Living in the pacific northwest where rain and drizzle and mist and all sorts of other precipitation are quite common, I avoid wood in children's tools. While I always try to remind my son to put his tools in the shed when he's done with them, sometimes neither of us know where he left it during his play! I like not having to worry about the tools being destroyed because they were lost for a few days. For the same reason, I avoid tools for him that might rust. Tools made from aluminum and durable plastics are really great in this aspect. Of course, plastics have their downsides, too, as they leach chemicals that aren't good for humans, especially little humans. If I had my way, all his tools would be galvanized steel or aluminum!
I hope she loves it! We bought my 2-year old daughter her own Bond D-handle shovel last year, because she was always wanting to play with her brother's. Both shovels are holding up amazingly well, and I sometimes steal borrow them to use for moving around compost or digging small holes.
Both kids love the wheelbarrow, too. I'm tempted to buy another one, but I'm hoping they'll be able to share it! That, and my son is getting so strong that he can actually push the adult-sized wheel barrow around, though rather slowly! The other day, I was mowing the lawn with my reel-mower, and they went along behind me picking up the grass clippings and putting them in the little wheelbarrow and then putting them on the potato bed. It was entirely their own idea, and so cute!

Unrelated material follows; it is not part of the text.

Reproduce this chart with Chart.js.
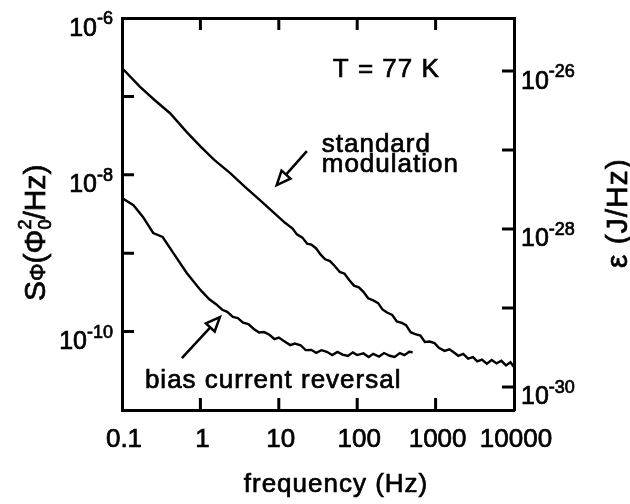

I'm rather amazed at how skilled my son is getting with his shovel and wheelbarrow. Even though he doesn't use them that often, he's now able to dig a hole all by himself, and push around the big wheel barrow, because he's gained the dexterity from practice and play. I'm pretty sure he's already better at digging with a shovel than I was just 6 years ago when we bought our place. I never had a shovel to dig with, and not many reasons to use my parents' shovels as a child. Giving them these things when they are young and just letting them play and work with them when they want, is so huge!
I find it fascinating how they'll go through phases, too, about the things they want to use. My son got an really nice, huge dump-truck a few years ago, and is just now really enjoying it. And he'll go for spans of time in which he doesn't use the wheelbarrow and when he does---but it's aways there, and I like having no pressure about it. It seems to slowly be creating a genuine love of the tools and what they can do.